_Objective_
Your task is to give the listing below back word for word, pictures excluded.

_Information provided_
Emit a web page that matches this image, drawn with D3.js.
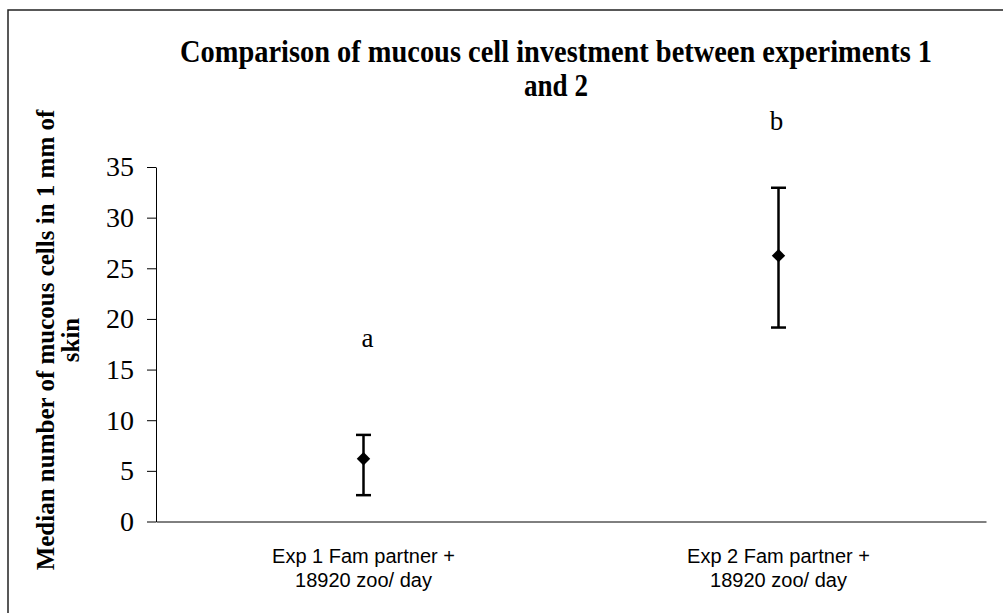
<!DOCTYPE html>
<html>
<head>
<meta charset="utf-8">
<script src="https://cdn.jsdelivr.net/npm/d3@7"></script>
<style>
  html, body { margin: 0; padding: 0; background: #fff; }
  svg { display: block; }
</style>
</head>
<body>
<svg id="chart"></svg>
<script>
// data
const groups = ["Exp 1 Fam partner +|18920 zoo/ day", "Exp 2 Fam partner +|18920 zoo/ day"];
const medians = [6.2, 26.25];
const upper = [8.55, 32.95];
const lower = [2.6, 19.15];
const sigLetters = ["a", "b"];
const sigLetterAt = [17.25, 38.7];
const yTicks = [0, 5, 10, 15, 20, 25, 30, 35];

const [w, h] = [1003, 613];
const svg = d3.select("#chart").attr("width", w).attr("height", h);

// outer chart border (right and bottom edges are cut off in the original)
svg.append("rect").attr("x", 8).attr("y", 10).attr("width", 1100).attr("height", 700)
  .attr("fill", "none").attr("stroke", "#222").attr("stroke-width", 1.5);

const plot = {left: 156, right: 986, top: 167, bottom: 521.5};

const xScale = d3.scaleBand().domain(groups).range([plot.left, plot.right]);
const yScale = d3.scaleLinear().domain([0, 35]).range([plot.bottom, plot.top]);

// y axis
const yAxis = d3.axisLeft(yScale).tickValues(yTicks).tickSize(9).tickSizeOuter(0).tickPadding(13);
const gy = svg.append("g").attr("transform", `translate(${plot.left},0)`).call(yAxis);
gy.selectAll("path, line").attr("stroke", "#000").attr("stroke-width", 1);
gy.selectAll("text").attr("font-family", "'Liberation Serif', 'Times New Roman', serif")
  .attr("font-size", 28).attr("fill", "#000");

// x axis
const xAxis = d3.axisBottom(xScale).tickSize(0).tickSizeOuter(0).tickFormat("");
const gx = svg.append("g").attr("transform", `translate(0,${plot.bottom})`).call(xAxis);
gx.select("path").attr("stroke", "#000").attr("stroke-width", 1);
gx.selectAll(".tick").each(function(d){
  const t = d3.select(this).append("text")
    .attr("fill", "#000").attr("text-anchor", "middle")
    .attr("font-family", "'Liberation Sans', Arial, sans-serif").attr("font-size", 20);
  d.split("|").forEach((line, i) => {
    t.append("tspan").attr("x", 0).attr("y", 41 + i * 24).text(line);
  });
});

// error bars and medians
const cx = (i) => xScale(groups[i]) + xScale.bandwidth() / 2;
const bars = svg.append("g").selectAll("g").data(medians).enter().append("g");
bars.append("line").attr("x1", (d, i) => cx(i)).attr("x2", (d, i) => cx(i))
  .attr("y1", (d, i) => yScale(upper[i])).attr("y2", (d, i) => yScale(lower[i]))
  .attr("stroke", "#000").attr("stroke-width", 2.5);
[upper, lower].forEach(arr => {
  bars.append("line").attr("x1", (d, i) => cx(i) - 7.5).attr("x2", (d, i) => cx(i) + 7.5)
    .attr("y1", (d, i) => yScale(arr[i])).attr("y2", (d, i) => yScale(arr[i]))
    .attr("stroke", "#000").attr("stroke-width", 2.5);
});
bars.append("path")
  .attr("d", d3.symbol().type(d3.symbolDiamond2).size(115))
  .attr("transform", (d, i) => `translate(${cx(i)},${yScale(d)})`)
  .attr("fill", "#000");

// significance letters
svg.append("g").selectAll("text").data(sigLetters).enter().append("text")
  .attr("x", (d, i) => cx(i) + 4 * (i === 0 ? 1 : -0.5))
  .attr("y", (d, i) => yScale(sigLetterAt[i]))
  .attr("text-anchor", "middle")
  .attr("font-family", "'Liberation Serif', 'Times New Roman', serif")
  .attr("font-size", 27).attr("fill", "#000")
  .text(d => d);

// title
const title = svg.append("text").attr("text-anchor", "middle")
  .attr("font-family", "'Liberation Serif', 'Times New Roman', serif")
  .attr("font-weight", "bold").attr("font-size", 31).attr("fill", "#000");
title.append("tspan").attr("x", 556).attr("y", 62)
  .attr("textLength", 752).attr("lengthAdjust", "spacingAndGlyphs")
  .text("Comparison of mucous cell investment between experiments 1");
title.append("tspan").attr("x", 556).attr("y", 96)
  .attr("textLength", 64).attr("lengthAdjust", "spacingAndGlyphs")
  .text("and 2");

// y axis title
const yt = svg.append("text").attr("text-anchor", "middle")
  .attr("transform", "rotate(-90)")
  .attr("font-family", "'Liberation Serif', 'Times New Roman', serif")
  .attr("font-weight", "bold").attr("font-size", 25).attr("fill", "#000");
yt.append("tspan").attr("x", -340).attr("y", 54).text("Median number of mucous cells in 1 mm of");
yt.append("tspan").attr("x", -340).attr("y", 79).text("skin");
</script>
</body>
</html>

_Response_
Emit a web page that matches this image, drawn with D3.js.
<!DOCTYPE html>
<html>
<head>
<meta charset="utf-8">
<script src="https://cdn.jsdelivr.net/npm/d3@7"></script>
<style>
  html, body { margin: 0; padding: 0; background: #fff; }
  svg { display: block; }
</style>
</head>
<body>
<svg id="chart"></svg>
<script>
// data
const groups = ["Exp 1 Fam partner +|18920 zoo/ day", "Exp 2 Fam partner +|18920 zoo/ day"];
const medians = [6.2, 26.25];
const upper = [8.55, 32.95];
const lower = [2.6, 19.15];
const sigLetters = ["a", "b"];
const sigLetterAt = [17.25, 38.7];
const yTicks = [0, 5, 10, 15, 20, 25, 30, 35];

const [w, h] = [1003, 613];
const svg = d3.select("#chart").attr("width", w).attr("height", h);

// outer chart border (right and bottom edges are cut off in the original)
svg.append("rect").attr("x", 8).attr("y", 10).attr("width", 1100).attr("height", 700)
  .attr("fill", "none").attr("stroke", "#222").attr("stroke-width", 1.5);

const plot = {left: 156, right: 986, top: 167, bottom: 521.5};

const xScale = d3.scaleBand().domain(groups).range([plot.left, plot.right]);
const yScale = d3.scaleLinear().domain([0, 35]).range([plot.bottom, plot.top]);

// y axis
const yAxis = d3.axisLeft(yScale).tickValues(yTicks).tickSize(9).tickSizeOuter(0).tickPadding(13);
const gy = svg.append("g").attr("transform", `translate(${plot.left},0)`).call(yAxis);
gy.selectAll("path, line").attr("stroke", "#000").attr("stroke-width", 1);
gy.selectAll("text").attr("font-family", "'Liberation Serif', 'Times New Roman', serif")
  .attr("font-size", 28).attr("fill", "#000");

// x axis
const xAxis = d3.axisBottom(xScale).tickSize(0).tickSizeOuter(0).tickFormat("");
const gx = svg.append("g").attr("transform", `translate(0,${plot.bottom})`).call(xAxis);
gx.select("path").attr("stroke", "#000").attr("stroke-width", 1);
gx.selectAll(".tick").each(function(d){
  const t = d3.select(this).append("text")
    .attr("fill", "#000").attr("text-anchor", "middle")
    .attr("font-family", "'Liberation Sans', Arial, sans-serif").attr("font-size", 20);
  d.split("|").forEach((line, i) => {
    t.append("tspan").attr("x", 0).attr("y", 41 + i * 24).text(line);
  });
});

// error bars and medians
const cx = (i) => xScale(groups[i]) + xScale.bandwidth() / 2;
const bars = svg.append("g").selectAll("g").data(medians).enter().append("g");
bars.append("line").attr("x1", (d, i) => cx(i)).attr("x2", (d, i) => cx(i))
  .attr("y1", (d, i) => yScale(upper[i])).attr("y2", (d, i) => yScale(lower[i]))
  .attr("stroke", "#000").attr("stroke-width", 2.5);
[upper, lower].forEach(arr => {
  bars.append("line").attr("x1", (d, i) => cx(i) - 7.5).attr("x2", (d, i) => cx(i) + 7.5)
    .attr("y1", (d, i) => yScale(arr[i])).attr("y2", (d, i) => yScale(arr[i]))
    .attr("stroke", "#000").attr("stroke-width", 2.5);
});
bars.append("path")
  .attr("d", d3.symbol().type(d3.symbolDiamond2).size(115))
  .attr("transform", (d, i) => `translate(${cx(i)},${yScale(d)})`)
  .attr("fill", "#000");

// significance letters
svg.append("g").selectAll("text").data(sigLetters).enter().append("text")
  .attr("x", (d, i) => cx(i) + 4 * (i === 0 ? 1 : -0.5))
  .attr("y", (d, i) => yScale(sigLetterAt[i]))
  .attr("text-anchor", "middle")
  .attr("font-family", "'Liberation Serif', 'Times New Roman', serif")
  .attr("font-size", 27).attr("fill", "#000")
  .text(d => d);

// title
const title = svg.append("text").attr("text-anchor", "middle")
  .attr("font-family", "'Liberation Serif', 'Times New Roman', serif")
  .attr("font-weight", "bold").attr("font-size", 31).attr("fill", "#000");
title.append("tspan").attr("x", 556).attr("y", 62)
  .attr("textLength", 752).attr("lengthAdjust", "spacingAndGlyphs")
  .text("Comparison of mucous cell investment between experiments 1");
title.append("tspan").attr("x", 556).attr("y", 96)
  .attr("textLength", 64).attr("lengthAdjust", "spacingAndGlyphs")
  .text("and 2");

// y axis title
const yt = svg.append("text").attr("text-anchor", "middle")
  .attr("transform", "rotate(-90)")
  .attr("font-family", "'Liberation Serif', 'Times New Roman', serif")
  .attr("font-weight", "bold").attr("font-size", 25).attr("fill", "#000");
yt.append("tspan").attr("x", -340).attr("y", 54).text("Median number of mucous cells in 1 mm of");
yt.append("tspan").attr("x", -340).attr("y", 79).text("skin");
</script>
</body>
</html>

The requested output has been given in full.